What is expected. Transcribe the data in full and exactly, omitting any pictures.

— BEGIN Source material —

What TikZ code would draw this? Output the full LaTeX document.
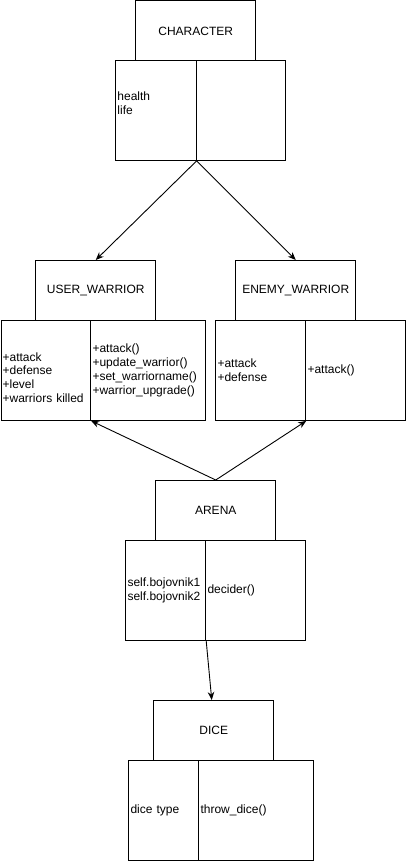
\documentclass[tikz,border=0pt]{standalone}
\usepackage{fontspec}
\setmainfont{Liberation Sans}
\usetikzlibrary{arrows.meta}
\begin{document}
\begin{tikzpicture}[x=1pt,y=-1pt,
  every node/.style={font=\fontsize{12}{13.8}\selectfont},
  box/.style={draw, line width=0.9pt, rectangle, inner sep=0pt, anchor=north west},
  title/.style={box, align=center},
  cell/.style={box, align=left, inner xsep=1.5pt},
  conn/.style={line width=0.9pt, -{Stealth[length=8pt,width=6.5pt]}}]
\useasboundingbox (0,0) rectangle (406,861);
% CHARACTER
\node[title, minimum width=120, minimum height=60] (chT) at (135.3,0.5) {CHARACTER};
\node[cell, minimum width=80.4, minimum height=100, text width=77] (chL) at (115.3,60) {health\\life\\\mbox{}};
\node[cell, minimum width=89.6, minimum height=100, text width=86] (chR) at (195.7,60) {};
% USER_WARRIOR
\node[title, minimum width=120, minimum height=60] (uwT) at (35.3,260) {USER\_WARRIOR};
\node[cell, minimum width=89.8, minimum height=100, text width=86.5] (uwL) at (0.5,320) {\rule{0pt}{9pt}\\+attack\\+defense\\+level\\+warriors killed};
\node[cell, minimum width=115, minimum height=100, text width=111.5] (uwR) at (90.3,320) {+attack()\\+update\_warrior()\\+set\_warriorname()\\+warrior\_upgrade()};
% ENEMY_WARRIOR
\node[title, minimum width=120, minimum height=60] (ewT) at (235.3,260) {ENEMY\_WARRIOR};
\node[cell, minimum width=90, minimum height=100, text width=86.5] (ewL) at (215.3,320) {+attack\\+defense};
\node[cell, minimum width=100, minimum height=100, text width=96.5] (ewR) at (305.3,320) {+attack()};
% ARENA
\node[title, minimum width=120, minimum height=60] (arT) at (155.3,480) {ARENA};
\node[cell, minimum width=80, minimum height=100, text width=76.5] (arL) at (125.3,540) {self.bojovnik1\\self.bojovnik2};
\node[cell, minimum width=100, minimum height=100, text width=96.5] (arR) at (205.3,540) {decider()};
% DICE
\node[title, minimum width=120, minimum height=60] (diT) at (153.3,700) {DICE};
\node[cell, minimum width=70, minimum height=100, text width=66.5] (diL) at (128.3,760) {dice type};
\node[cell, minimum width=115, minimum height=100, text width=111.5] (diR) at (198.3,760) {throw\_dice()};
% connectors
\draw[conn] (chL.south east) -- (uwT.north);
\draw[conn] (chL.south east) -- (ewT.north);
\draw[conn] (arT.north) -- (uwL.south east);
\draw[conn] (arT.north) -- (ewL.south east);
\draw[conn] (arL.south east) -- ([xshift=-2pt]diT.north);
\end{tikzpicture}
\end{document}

— END Source material —

Written answer.
What TikZ code would draw this? Output the full LaTeX document.
\documentclass[tikz,border=0pt]{standalone}
\usepackage{fontspec}
\setmainfont{Liberation Sans}
\usetikzlibrary{arrows.meta}
\begin{document}
\begin{tikzpicture}[x=1pt,y=-1pt,
  every node/.style={font=\fontsize{12}{13.8}\selectfont},
  box/.style={draw, line width=0.9pt, rectangle, inner sep=0pt, anchor=north west},
  title/.style={box, align=center},
  cell/.style={box, align=left, inner xsep=1.5pt},
  conn/.style={line width=0.9pt, -{Stealth[length=8pt,width=6.5pt]}}]
\useasboundingbox (0,0) rectangle (406,861);
% CHARACTER
\node[title, minimum width=120, minimum height=60] (chT) at (135.3,0.5) {CHARACTER};
\node[cell, minimum width=80.4, minimum height=100, text width=77] (chL) at (115.3,60) {health\\life\\\mbox{}};
\node[cell, minimum width=89.6, minimum height=100, text width=86] (chR) at (195.7,60) {};
% USER_WARRIOR
\node[title, minimum width=120, minimum height=60] (uwT) at (35.3,260) {USER\_WARRIOR};
\node[cell, minimum width=89.8, minimum height=100, text width=86.5] (uwL) at (0.5,320) {\rule{0pt}{9pt}\\+attack\\+defense\\+level\\+warriors killed};
\node[cell, minimum width=115, minimum height=100, text width=111.5] (uwR) at (90.3,320) {+attack()\\+update\_warrior()\\+set\_warriorname()\\+warrior\_upgrade()};
% ENEMY_WARRIOR
\node[title, minimum width=120, minimum height=60] (ewT) at (235.3,260) {ENEMY\_WARRIOR};
\node[cell, minimum width=90, minimum height=100, text width=86.5] (ewL) at (215.3,320) {+attack\\+defense};
\node[cell, minimum width=100, minimum height=100, text width=96.5] (ewR) at (305.3,320) {+attack()};
% ARENA
\node[title, minimum width=120, minimum height=60] (arT) at (155.3,480) {ARENA};
\node[cell, minimum width=80, minimum height=100, text width=76.5] (arL) at (125.3,540) {self.bojovnik1\\self.bojovnik2};
\node[cell, minimum width=100, minimum height=100, text width=96.5] (arR) at (205.3,540) {decider()};
% DICE
\node[title, minimum width=120, minimum height=60] (diT) at (153.3,700) {DICE};
\node[cell, minimum width=70, minimum height=100, text width=66.5] (diL) at (128.3,760) {dice type};
\node[cell, minimum width=115, minimum height=100, text width=111.5] (diR) at (198.3,760) {throw\_dice()};
% connectors
\draw[conn] (chL.south east) -- (uwT.north);
\draw[conn] (chL.south east) -- (ewT.north);
\draw[conn] (arT.north) -- (uwL.south east);
\draw[conn] (arT.north) -- (ewL.south east);
\draw[conn] (arL.south east) -- ([xshift=-2pt]diT.north);
\end{tikzpicture}
\end{document}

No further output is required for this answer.